Comment by boc

2 months ago

LLMs can research what a tool does before calling it though - they'll sniff that one out pretty quick.

I think the better route is to be honest and say that database integrity is a primary foundation of the company, there's no task worth pursuing that would require touching the database, specifically ask it to think hard before doing anything that gets close to the production data, etc.

I run a much lower-stakes version where an LLM has a key that can delete a valuable product database if it were so inclined. I've built a strong framework around how and when destructive edits can be made (they cannot), but specifically I say that any of these destructive commands (DROP, -rm, etc) need to be handed to the user to implement. Between that framework and claude code via CLI, it's very cautious about running anything that writes to the database, and the new claude plan permissions system is pretty aggressive about reviewing any proposed action, even if I've given it blanket permission otherwise.

I've tested it a few times by telling it to go ahead, "I give you permission", but it still gets stopped by the global claude safety/permissions layer in opus 4.7. IMO it's pretty robust.

Food for thought.

10 comments

boc

not_kurt_godel 2 months ago

> specifically ask it to think hard before doing anything that gets close to the production data

This is recklessly negligent and I would personally not tolerate a coworker or report doing it. What's next, sending long-lived access tokens out over email and asking pretty please for nobody to cc/forward?

boc 2 months ago
As described, there are other failsafes as well.
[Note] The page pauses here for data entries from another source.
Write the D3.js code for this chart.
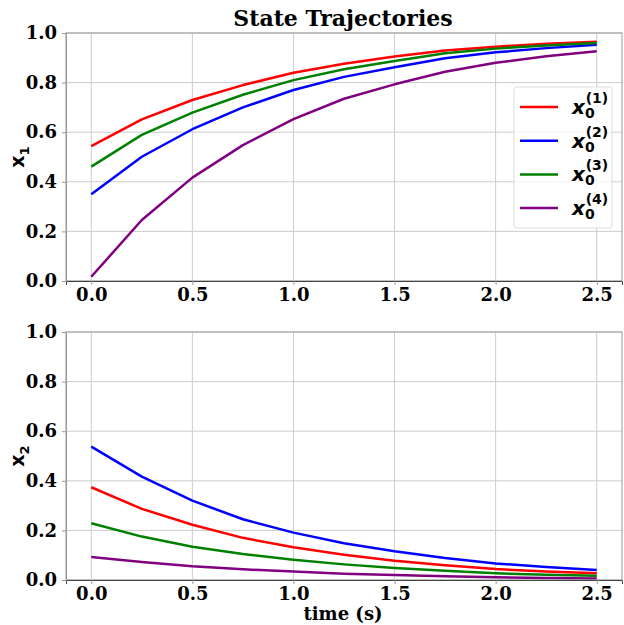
<!DOCTYPE html>
<html>
<head>
<meta charset="utf-8">
<script src="https://cdn.jsdelivr.net/npm/d3@7"></script>
<style>
  body { margin: 0; background: #fff; }
  svg text { font-family: "DejaVu Serif", serif; font-weight: bold; }
</style>
</head>
<body>
<svg id="chart" width="624" height="625"></svg>
<script>
"use strict";

// time samples (s)
const times = [0, 0.25, 0.5, 0.75, 1.0, 1.25, 1.5, 1.75, 2.0, 2.25, 2.5];

// x1 trajectories for each initial state
const x1Run1 = [0.544, 0.652, 0.730, 0.790, 0.840, 0.876, 0.905, 0.929, 0.945, 0.957, 0.965];
const x1Run2 = [0.350, 0.501, 0.612, 0.700, 0.770, 0.823, 0.862, 0.898, 0.922, 0.939, 0.953];
const x1Run3 = [0.461, 0.589, 0.679, 0.751, 0.810, 0.854, 0.887, 0.918, 0.937, 0.950, 0.960];
const x1Run4 = [0.017, 0.246, 0.417, 0.548, 0.653, 0.735, 0.793, 0.844, 0.880, 0.906, 0.926];

// x2 trajectories
const x2Run1 = [0.374, 0.287, 0.223, 0.170, 0.132, 0.102, 0.078, 0.059, 0.044, 0.034, 0.027];
const x2Run2 = [0.538, 0.417, 0.320, 0.245, 0.191, 0.148, 0.116, 0.089, 0.067, 0.052, 0.040];
const x2Run3 = [0.229, 0.175, 0.134, 0.105, 0.082, 0.063, 0.048, 0.037, 0.027, 0.021, 0.017];
const x2Run4 = [0.093, 0.073, 0.055, 0.043, 0.034, 0.025, 0.020, 0.015, 0.011, 0.008, 0.006];

const runNames = ["1", "2", "3", "4"];
const runColors = ["#ff0000", "#0000ff", "#008000", "#800080"];

const xTicks = [0, 0.5, 1.0, 1.5, 2.0, 2.5];
const yTicks = [0, 0.2, 0.4, 0.6, 0.8, 1.0];

const svg = d3.select("#chart");

// shared x scale (matplotlib default 5% margins)
const xScale = d3.scaleLinear().domain([-0.125, 2.625]).range([66, 622]);

function drawPanel(top, bottom, series, label) {
  const yScale = d3.scaleLinear().domain([0, 1]).range([bottom, top]);
  const g = svg.append("g");

  // grid
  g.append("g")
    .selectAll("line.vgrid")
    .data(xTicks)
    .enter()
    .append("line")
    .attr("x1", d => xScale(d)).attr("x2", d => xScale(d))
    .attr("y1", top).attr("y2", bottom)
    .attr("stroke", "#cccccc").attr("stroke-width", 1);
  g.append("g")
    .selectAll("line.hgrid")
    .data(yTicks)
    .enter()
    .append("line")
    .attr("x1", 66).attr("x2", 622)
    .attr("y1", d => yScale(d)).attr("y2", d => yScale(d))
    .attr("stroke", "#cccccc").attr("stroke-width", 1);

  // lines (straight segments between samples)
  const line = d3.line()
    .x((d, i) => xScale(times[i]))
    .y(d => yScale(d));
  series.forEach((s, i) => {
    g.append("path")
      .attr("d", line(s))
      .attr("fill", "none")
      .attr("stroke", runColors[i])
      .attr("stroke-width", 2.5)
      .attr("stroke-linejoin", "round");
  });

  // spines
  g.append("rect")
    .attr("x", 66).attr("y", top)
    .attr("width", 622 - 66).attr("height", bottom - top)
    .attr("fill", "none").attr("stroke", "#999999").attr("stroke-width", 1);

  // axes
  const xAxis = d3.axisBottom(xScale).tickValues(xTicks).tickSize(4).tickFormat(d3.format(".1f"));
  const gx = g.append("g").attr("transform", `translate(0,${bottom})`).call(xAxis);
  gx.select(".domain").attr("stroke", "#444444");
  gx.selectAll(".tick line").attr("stroke", "#999999");
  gx.selectAll("text").attr("font-size", 18).attr("fill", "#000");

  const yAxis = d3.axisLeft(yScale).tickValues(yTicks).tickSize(4).tickFormat(d3.format(".1f"));
  const gy = g.append("g").attr("transform", "translate(66,0)").call(yAxis);
  gy.select(".domain").attr("stroke", "#999999");
  gy.selectAll(".tick line").attr("stroke", "#999999");
  gy.selectAll("text").attr("font-size", 18).attr("fill", "#000").attr("x", -9);

  // y label
  const yl = g.append("text")
    .attr("transform", `translate(24,${(top + bottom) / 2}) rotate(-90)`)
    .attr("text-anchor", "middle")
    .style("font-family", "'DejaVu Sans', sans-serif")
    .attr("font-size", 19);
  yl.append("tspan").text("x");
  yl.append("tspan").attr("font-size", 13).attr("dy", 5).text(label);

  return g;
}

drawPanel(33, 281, [x1Run1, x1Run2, x1Run3, x1Run4], "1");
drawPanel(332, 580, [x2Run1, x2Run2, x2Run3, x2Run4], "2");

// title
svg.append("text")
  .attr("x", 343).attr("y", 26)
  .attr("text-anchor", "middle")
  .attr("font-size", 22)
  .text("State Trajectories");

// x label
svg.append("text")
  .attr("x", 343).attr("y", 620)
  .attr("text-anchor", "middle")
  .attr("font-size", 18)
  .text("time (s)");

// legend
const legend = svg.append("g").attr("transform", "translate(514,87)");
legend.append("rect")
  .attr("width", 98).attr("height", 141)
  .attr("rx", 3)
  .attr("fill", "rgba(255,255,255,0.8)")
  .attr("stroke", "#dddddd");
runNames.forEach((n, i) => {
  const y = 20 + i * 33.7;
  legend.append("line")
    .attr("x1", 6).attr("x2", 44)
    .attr("y1", y).attr("y2", y)
    .attr("stroke", runColors[i]).attr("stroke-width", 2.5);
  const t = legend.append("text")
    .attr("x", 58).attr("y", y + 7)
    .style("font-family", "'DejaVu Sans', sans-serif")
    .style("font-style", "italic")
    .attr("font-size", 20);
  t.append("tspan").text("x");
  t.append("tspan").attr("font-size", 14).attr("dy", 4).style("font-style", "normal").text("0");
  t.append("tspan").attr("font-size", 14).attr("dx", -9).attr("dy", -15).style("font-style", "normal").text(`(${n})`);
});
</script>
</body>
</html>
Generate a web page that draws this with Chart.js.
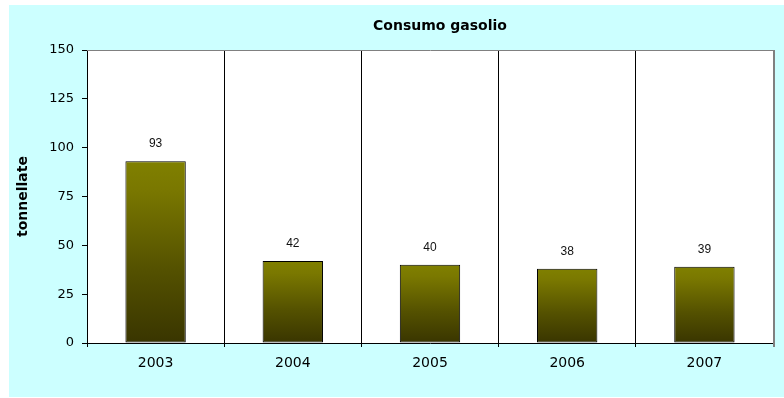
<!DOCTYPE html>
<html><head><meta charset="utf-8">
<script src="https://cdn.jsdelivr.net/npm/chart.js@4"></script>
<style>html,body{margin:0;padding:0;background:#fff}canvas{display:block}</style>
</head><body>
<canvas id="c" width="784" height="398"></canvas>
<script>
const categories = ['2003', '2004', '2005', '2006', '2007'];
const consumo = [93, 42, 40, 38, 39];
const yTicks = [0, 25, 50, 75, 100, 125, 150];
const chartTitle = 'Consumo gasolio';
const yTitle = 'tonnellate';

const bgPlugin = {
  id: 'bg',
  beforeDraw(chart) {
    const {ctx, chartArea: a} = chart;
    ctx.save();
    ctx.fillStyle = '#ffffff';
    ctx.fillRect(0, 0, chart.width, chart.height);
    ctx.fillStyle = '#ccffff';
    ctx.fillRect(9, 5, chart.width - 9, chart.height - 6);
    ctx.fillStyle = '#ffffff';
    ctx.fillRect(a.left, a.top, a.right - a.left, a.bottom - a.top);
    ctx.restore();
  },
  afterLayout(chart) {
    const t = chart.titleBlock;
    if (t) { t.left += 10; t.right += 10; }
  },
  afterDatasetsDraw(chart) {
    const {ctx, chartArea: a} = chart;
    ctx.save();
    ctx.strokeStyle = '#808080';
    ctx.lineWidth = 1;
    ctx.beginPath();
    ctx.moveTo(a.left, a.top + 0.5);
    ctx.lineTo(a.right + 1, a.top + 0.5);
    ctx.stroke();
    ctx.lineWidth = 2;
    ctx.beginPath();
    ctx.moveTo(a.right + 1, a.top);
    ctx.lineTo(a.right + 1, a.bottom + 4);
    ctx.stroke();
    ctx.fillStyle = '#111';
    ctx.font = '12px "Liberation Sans", Arial, sans-serif';
    ctx.textAlign = 'center';
    ctx.textBaseline = 'middle';
    const meta = chart.getDatasetMeta(0);
    meta.data.forEach((el, i) => {
      ctx.fillText(String(consumo[i]), el.x, el.y - 17.5);
    });
    ctx.restore();
  }
};

function barGradient(c) {
  const chart = c.chart;
  if (!chart.chartArea || !chart.scales.y) return '#808000';
  const y = chart.scales.y.getPixelForValue(c.raw);
  const base = chart.scales.y.getPixelForValue(0);
  const g = chart.ctx.createLinearGradient(0, y, 0, base);
  g.addColorStop(0, '#808000');
  g.addColorStop(0.15, '#7a7800');
  g.addColorStop(0.6, '#545100');
  g.addColorStop(1, '#393500');
  return g;
}

new Chart(document.getElementById('c'), {
  type: 'bar',
  data: {
    labels: categories,
    datasets: [{
      data: consumo,
      backgroundColor: barGradient,
      borderColor: '#000',
      borderWidth: 1,
      borderSkipped: false,
      categoryPercentage: 1,
      barPercentage: 0.44
    }]
  },
  plugins: [bgPlugin],
  options: {
    responsive: false,
    animation: false,
    devicePixelRatio: 1,
    layout: { padding: { left: 9, right: 11, top: 0, bottom: 0 } },
    plugins: {
      legend: { display: false },
      tooltip: { enabled: false },
      title: {
        display: true,
        text: chartTitle,
        fullSize: false,
        color: '#000',
        font: { family: '"DejaVu Sans", sans-serif', size: 14, weight: 'bold' },
        padding: { top: 18, bottom: 15.2 }
      }
    },
    scales: {
      x: {
        grid: {
          color: (c) => c.index === categories.length ? '#808080' : '#000',
          tickLength: 4,
          offset: true,
          drawOnChartArea: true
        },
        border: { color: '#000' },
        ticks: {
          color: '#000',
          padding: 8,
          font: { family: '"DejaVu Sans", sans-serif', size: 14 }
        },
        afterFit(s) { s.height = 55; }
      },
      y: {
        min: yTicks[0],
        max: yTicks[yTicks.length - 1],
        ticks: {
          stepSize: yTicks[1] - yTicks[0],
          color: '#000',
          padding: 8,
          font: { family: '"DejaVu Sans", sans-serif', size: 13 }
        },
        grid: { drawOnChartArea: false, color: '#000', tickLength: 5 },
        border: { color: '#000' },
        title: {
          display: true,
          text: yTitle,
          color: '#000',
          padding: { top: 6, bottom: 0 },
          font: { family: '"DejaVu Sans", sans-serif', size: 14, weight: 'bold' }
        },
        afterFit(s) { s.width = 78; }
      }
    }
  }
});
</script>
</body></html>
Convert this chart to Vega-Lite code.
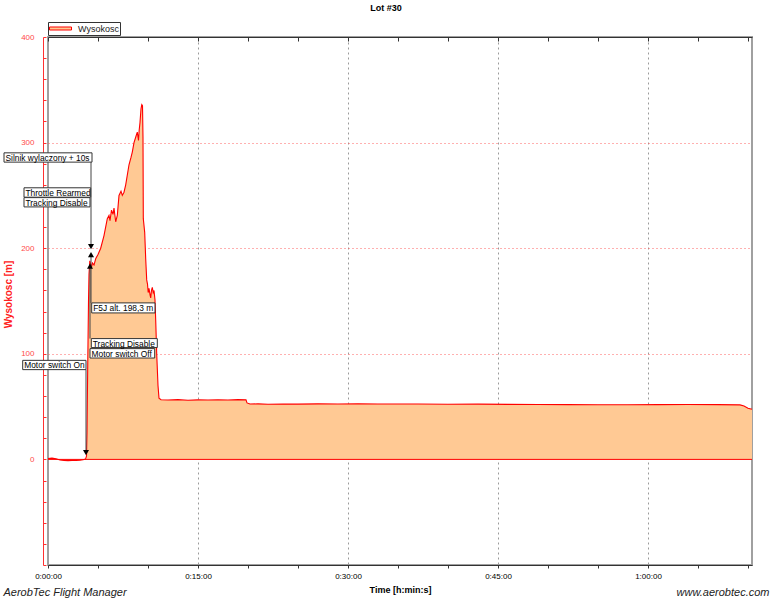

The ultimate being that I keep all code version-controlled, and all databases snapshotted offsite daily/hourly and can rebuild them from a complete delete in fewer than X min.
My broader point is that LLMs are going to need access to these keys whether we like it or not, and until we get extremely scoped API permissions (which would make a ton of sense, but most services aren't there), you have to live a bit on the edge to move quickly.
- not_kurt_godel 2 months ago
  
  > The ultimate being that I keep all code version-controlled, and all databases snapshotted offsite daily/hourly and can rebuild them from a complete delete in fewer than X min.
  Mitigation is good, but what's preventing your sudo-privileged LLM from disabling/corrupting/deleting on-site backups either directly or by proxy via access to the DB and code that writes to it?
  
  3 replies →

kamaal 2 months ago

>>LLMs can research what a tool does before calling it though

Thats stretching the definition of 'research', it basically checks if the texts are close enough.

Delete can occur in various contexts, including safe contexts. It simply checks if a close enough match is available and executes. It doesn't know if what it is doing is safe.

Unfortunately a wide variety of such unsafe behaviours can show up. I'd even say for someone that does things without understanding them. Any write operation of any kind can be deemed unsafe.

EagnaIonat 2 months ago

> specifically ask it to think hard before doing anything that gets close to the production data, etc.

Standard rule is you never let your developers at the production instance. So I can't see why an LLM would get a break.

Jean-Papoulos 2 months ago

"I've put enough safety around the bomb that the bomb is worth using. The other people that exploded just didn't have enough safety but I do !"

boc 2 months ago

More like, I expect this bomb can explode, so I've built contingency plans around it because the cost of not using the tooling is much higher than having downtime for my specific use-case.